The exercise. All of the listing below must be repeated word for word. Pictures are the only thing to omit.

Data section.
┌──

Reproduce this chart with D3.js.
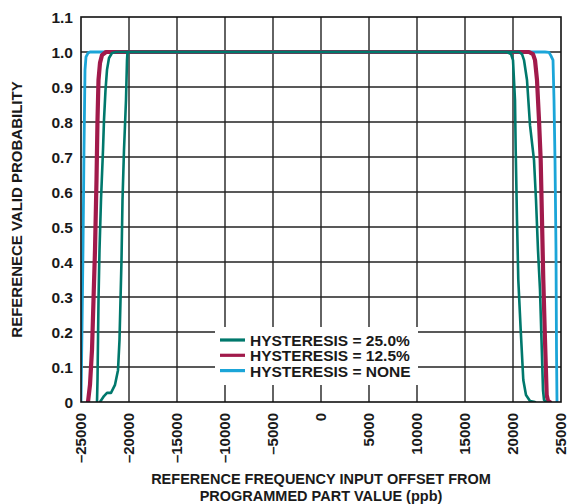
<!DOCTYPE html>
<html>
<head>
<meta charset="utf-8">
<script src="https://cdn.jsdelivr.net/npm/d3@7"></script>
<style>
  html, body { margin: 0; padding: 0; background: #fff; }
  svg { display: block; }
  text { font-family: "Liberation Sans", Arial, sans-serif; font-weight: bold; fill: #1a1a1a; }
</style>
</head>
<body>
<svg id="chart" width="571" height="504"></svg>
<script>
// ---------- data ----------
const xTicks = [-25000, -20000, -15000, -10000, -5000, 0, 5000, 10000, 15000, 20000, 25000];
const yTicks = [0, 0.1, 0.2, 0.3, 0.4, 0.5, 0.6, 0.7, 0.8, 0.9, 1.0, 1.1];
const legendLabels = ["HYSTERESIS = 25.0%", "HYSTERESIS = 12.5%", "HYSTERESIS = NONE"];
const seriesColors = ["#00786c", "#a11a4b", "#1ba5d8"];

// hysteresis 25.0% — two sweeps
const teal1X = [-23021, -22604, -22292, -21875, -21458, -21146, -20990, -20885, -20781, -20677, -20521, -20313, -20208, -20156,
                19375, 19792, 20000, 20208, 20281, 20417, 20552, 20802, 21073, 21354, 21771, 22292];
const teal1P = [0, 0.017, 0.026, 0.026, 0.049, 0.091, 0.177, 0.291, 0.406, 0.577, 0.72, 0.863, 0.977, 1.0,
                1.0, 0.994, 0.977, 0.863, 0.72, 0.52, 0.349, 0.206, 0.063, 0.02, 0.003, 0];
const teal2X = [-23333, -23281, -23177, -23073, -22917, -22708, -22604, -22448, -22292, -22083, -21771, -21354,
                20625, 20938, 21146, 21458, 21771, 22188, 22396, 22604, 22813, 22969, 23125, 23229, 23438];
const teal2P = [0, 0.063, 0.291, 0.434, 0.577, 0.72, 0.806, 0.891, 0.949, 0.983, 0.997, 1.0,
                1.0, 0.994, 0.977, 0.92, 0.791, 0.691, 0.577, 0.434, 0.32, 0.177, 0.034, 0.006, 0];
// hysteresis 12.5%
const crimsonX = [-24271, -24063, -23854, -23698, -23542, -23385, -23281, -23177, -23021, -22813, -22396,
                  21667, 22083, 22292, 22500, 22708, 22885, 23021, 23156, 23333, 23510, 23646, 23854];
const crimsonP = [0, 0.049, 0.149, 0.291, 0.434, 0.634, 0.806, 0.92, 0.969, 0.991, 1.0,
                  1.0, 0.994, 0.977, 0.92, 0.806, 0.691, 0.52, 0.349, 0.177, 0.02, 0.003, 0];
// hysteresis none
const cyanX = [-25000, -24896, -24792, -24688, -24583, -24479, -24271, -24063,
               23333, 23750, 23958, 24167, 24271, 24375, 24479, 24531, 24583];
const cyanP = [0, 0.206, 0.434, 0.72, 0.949, 0.986, 0.997, 1.0,
               1.0, 0.999, 0.989, 0.977, 0.863, 0.691, 0.434, 0.149, 0];

// ---------- layout ----------
const svg = d3.select("#chart");
const L = 81, R = 561, T = 17, B = 402;
const x = d3.scaleLinear().domain([-25000, 25000]).range([L, R]);
const y = d3.scaleLinear().domain([0, 1.1]).range([B, T]);

// grid
const grid = svg.append("g");
grid.selectAll("line.v").data(xTicks.slice(1, -1)).join("line")
  .attr("x1", d => x(d)).attr("x2", d => x(d)).attr("y1", T).attr("y2", B)
  .attr("stroke", "#222").attr("stroke-width", 1.4);
grid.selectAll("line.h").data(yTicks.slice(1, -1)).join("line")
  .attr("x1", L).attr("x2", R).attr("y1", d => y(d)).attr("y2", d => y(d))
  .attr("stroke", "#222").attr("stroke-width", 1.4);

// curves
svg.append("clipPath").attr("id", "clip").append("rect")
  .attr("x", L).attr("y", T - 2).attr("width", R - L).attr("height", B - T + 2);
const line = d3.line().x(d => x(d[0])).y(d => y(d[1]));
const zip = (xs, ps) => xs.map((v, i) => [v, ps[i]]);
const curves = [
  { pts: zip(cyanX, cyanP), color: seriesColors[2], w: 2.8 },
  { pts: zip(crimsonX, crimsonP), color: seriesColors[1], w: 4.2 },
  { pts: zip(teal2X, teal2P), color: seriesColors[0], w: 2.6 },
  { pts: zip(teal1X, teal1P), color: seriesColors[0], w: 2.6 }
];
const cg = svg.append("g").attr("clip-path", "url(#clip)");
curves.forEach(c => {
  cg.append("path").attr("d", line(c.pts)).attr("fill", "none")
    .attr("stroke", c.color).attr("stroke-width", c.w)
    .attr("stroke-linejoin", "round").attr("stroke-linecap", "round");
});

// frame
svg.append("rect").attr("x", L).attr("y", T).attr("width", R - L).attr("height", B - T)
  .attr("fill", "none").attr("stroke", "#111").attr("stroke-width", 1.6);

// y tick labels
svg.append("g").selectAll("text").data(yTicks).join("text")
  .attr("x", L - 8).attr("y", d => y(d)).attr("dy", "0.36em")
  .attr("text-anchor", "end").attr("font-size", 15.5)
  .text(d => d === 0 ? "0" : d.toFixed(1));

// x tick labels (rotated)
svg.append("g").selectAll("text").data(xTicks).join("text")
  .attr("transform", d => `translate(${x(d)},${B + 11}) rotate(-90)`)
  .attr("dy", "0.36em").attr("text-anchor", "end").attr("font-size", 15)
  .text(d => d < 0 ? "\u2013" + Math.abs(d) : String(d));

// axis titles
svg.append("text").attr("x", (L + R) / 2).attr("y", 484).attr("text-anchor", "middle")
  .attr("font-size", 14.5).text("REFERENCE FREQUENCY INPUT OFFSET FROM");
svg.append("text").attr("x", (L + R) / 2).attr("y", 501).attr("text-anchor", "middle")
  .attr("font-size", 14.5).text("PROGRAMMED PART VALUE (ppb)");
svg.append("text").attr("transform", `translate(22,${(T + B) / 2}) rotate(-90)`)
  .attr("text-anchor", "middle").attr("font-size", 15).text("REFERENECE VALID PROBABILITY");

// legend
const lg = svg.append("g");
lg.append("rect").attr("x", 215).attr("y", 327).attr("width", 203).attr("height", 58).attr("fill", "#fff");
const legendColors = [seriesColors[0], seriesColors[1], seriesColors[2]];
legendLabels.forEach((lab, i) => {
  const yy = 340 + i * 15.3;
  lg.append("line").attr("x1", 220).attr("x2", 245).attr("y1", yy).attr("y2", yy)
    .attr("stroke", legendColors[i]).attr("stroke-width", 3.2);
  lg.append("text").attr("x", 250).attr("y", yy + 6).attr("font-size", 15.5).text(lab);
});
</script>
</body>
</html>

└──

Task answer.
Reproduce this chart with D3.js.
<!DOCTYPE html>
<html>
<head>
<meta charset="utf-8">
<script src="https://cdn.jsdelivr.net/npm/d3@7"></script>
<style>
  html, body { margin: 0; padding: 0; background: #fff; }
  svg { display: block; }
  text { font-family: "Liberation Sans", Arial, sans-serif; font-weight: bold; fill: #1a1a1a; }
</style>
</head>
<body>
<svg id="chart" width="571" height="504"></svg>
<script>
// ---------- data ----------
const xTicks = [-25000, -20000, -15000, -10000, -5000, 0, 5000, 10000, 15000, 20000, 25000];
const yTicks = [0, 0.1, 0.2, 0.3, 0.4, 0.5, 0.6, 0.7, 0.8, 0.9, 1.0, 1.1];
const legendLabels = ["HYSTERESIS = 25.0%", "HYSTERESIS = 12.5%", "HYSTERESIS = NONE"];
const seriesColors = ["#00786c", "#a11a4b", "#1ba5d8"];

// hysteresis 25.0% — two sweeps
const teal1X = [-23021, -22604, -22292, -21875, -21458, -21146, -20990, -20885, -20781, -20677, -20521, -20313, -20208, -20156,
                19375, 19792, 20000, 20208, 20281, 20417, 20552, 20802, 21073, 21354, 21771, 22292];
const teal1P = [0, 0.017, 0.026, 0.026, 0.049, 0.091, 0.177, 0.291, 0.406, 0.577, 0.72, 0.863, 0.977, 1.0,
                1.0, 0.994, 0.977, 0.863, 0.72, 0.52, 0.349, 0.206, 0.063, 0.02, 0.003, 0];
const teal2X = [-23333, -23281, -23177, -23073, -22917, -22708, -22604, -22448, -22292, -22083, -21771, -21354,
                20625, 20938, 21146, 21458, 21771, 22188, 22396, 22604, 22813, 22969, 23125, 23229, 23438];
const teal2P = [0, 0.063, 0.291, 0.434, 0.577, 0.72, 0.806, 0.891, 0.949, 0.983, 0.997, 1.0,
                1.0, 0.994, 0.977, 0.92, 0.791, 0.691, 0.577, 0.434, 0.32, 0.177, 0.034, 0.006, 0];
// hysteresis 12.5%
const crimsonX = [-24271, -24063, -23854, -23698, -23542, -23385, -23281, -23177, -23021, -22813, -22396,
                  21667, 22083, 22292, 22500, 22708, 22885, 23021, 23156, 23333, 23510, 23646, 23854];
const crimsonP = [0, 0.049, 0.149, 0.291, 0.434, 0.634, 0.806, 0.92, 0.969, 0.991, 1.0,
                  1.0, 0.994, 0.977, 0.92, 0.806, 0.691, 0.52, 0.349, 0.177, 0.02, 0.003, 0];
// hysteresis none
const cyanX = [-25000, -24896, -24792, -24688, -24583, -24479, -24271, -24063,
               23333, 23750, 23958, 24167, 24271, 24375, 24479, 24531, 24583];
const cyanP = [0, 0.206, 0.434, 0.72, 0.949, 0.986, 0.997, 1.0,
               1.0, 0.999, 0.989, 0.977, 0.863, 0.691, 0.434, 0.149, 0];

// ---------- layout ----------
const svg = d3.select("#chart");
const L = 81, R = 561, T = 17, B = 402;
const x = d3.scaleLinear().domain([-25000, 25000]).range([L, R]);
const y = d3.scaleLinear().domain([0, 1.1]).range([B, T]);

// grid
const grid = svg.append("g");
grid.selectAll("line.v").data(xTicks.slice(1, -1)).join("line")
  .attr("x1", d => x(d)).attr("x2", d => x(d)).attr("y1", T).attr("y2", B)
  .attr("stroke", "#222").attr("stroke-width", 1.4);
grid.selectAll("line.h").data(yTicks.slice(1, -1)).join("line")
  .attr("x1", L).attr("x2", R).attr("y1", d => y(d)).attr("y2", d => y(d))
  .attr("stroke", "#222").attr("stroke-width", 1.4);

// curves
svg.append("clipPath").attr("id", "clip").append("rect")
  .attr("x", L).attr("y", T - 2).attr("width", R - L).attr("height", B - T + 2);
const line = d3.line().x(d => x(d[0])).y(d => y(d[1]));
const zip = (xs, ps) => xs.map((v, i) => [v, ps[i]]);
const curves = [
  { pts: zip(cyanX, cyanP), color: seriesColors[2], w: 2.8 },
  { pts: zip(crimsonX, crimsonP), color: seriesColors[1], w: 4.2 },
  { pts: zip(teal2X, teal2P), color: seriesColors[0], w: 2.6 },
  { pts: zip(teal1X, teal1P), color: seriesColors[0], w: 2.6 }
];
const cg = svg.append("g").attr("clip-path", "url(#clip)");
curves.forEach(c => {
  cg.append("path").attr("d", line(c.pts)).attr("fill", "none")
    .attr("stroke", c.color).attr("stroke-width", c.w)
    .attr("stroke-linejoin", "round").attr("stroke-linecap", "round");
});

// frame
svg.append("rect").attr("x", L).attr("y", T).attr("width", R - L).attr("height", B - T)
  .attr("fill", "none").attr("stroke", "#111").attr("stroke-width", 1.6);

// y tick labels
svg.append("g").selectAll("text").data(yTicks).join("text")
  .attr("x", L - 8).attr("y", d => y(d)).attr("dy", "0.36em")
  .attr("text-anchor", "end").attr("font-size", 15.5)
  .text(d => d === 0 ? "0" : d.toFixed(1));

// x tick labels (rotated)
svg.append("g").selectAll("text").data(xTicks).join("text")
  .attr("transform", d => `translate(${x(d)},${B + 11}) rotate(-90)`)
  .attr("dy", "0.36em").attr("text-anchor", "end").attr("font-size", 15)
  .text(d => d < 0 ? "\u2013" + Math.abs(d) : String(d));

// axis titles
svg.append("text").attr("x", (L + R) / 2).attr("y", 484).attr("text-anchor", "middle")
  .attr("font-size", 14.5).text("REFERENCE FREQUENCY INPUT OFFSET FROM");
svg.append("text").attr("x", (L + R) / 2).attr("y", 501).attr("text-anchor", "middle")
  .attr("font-size", 14.5).text("PROGRAMMED PART VALUE (ppb)");
svg.append("text").attr("transform", `translate(22,${(T + B) / 2}) rotate(-90)`)
  .attr("text-anchor", "middle").attr("font-size", 15).text("REFERENECE VALID PROBABILITY");

// legend
const lg = svg.append("g");
lg.append("rect").attr("x", 215).attr("y", 327).attr("width", 203).attr("height", 58).attr("fill", "#fff");
const legendColors = [seriesColors[0], seriesColors[1], seriesColors[2]];
legendLabels.forEach((lab, i) => {
  const yy = 340 + i * 15.3;
  lg.append("line").attr("x1", 220).attr("x2", 245).attr("y1", yy).attr("y2", yy)
    .attr("stroke", legendColors[i]).attr("stroke-width", 3.2);
  lg.append("text").attr("x", 250).attr("y", yy + 6).attr("font-size", 15.5).text(lab);
});
</script>
</body>
</html>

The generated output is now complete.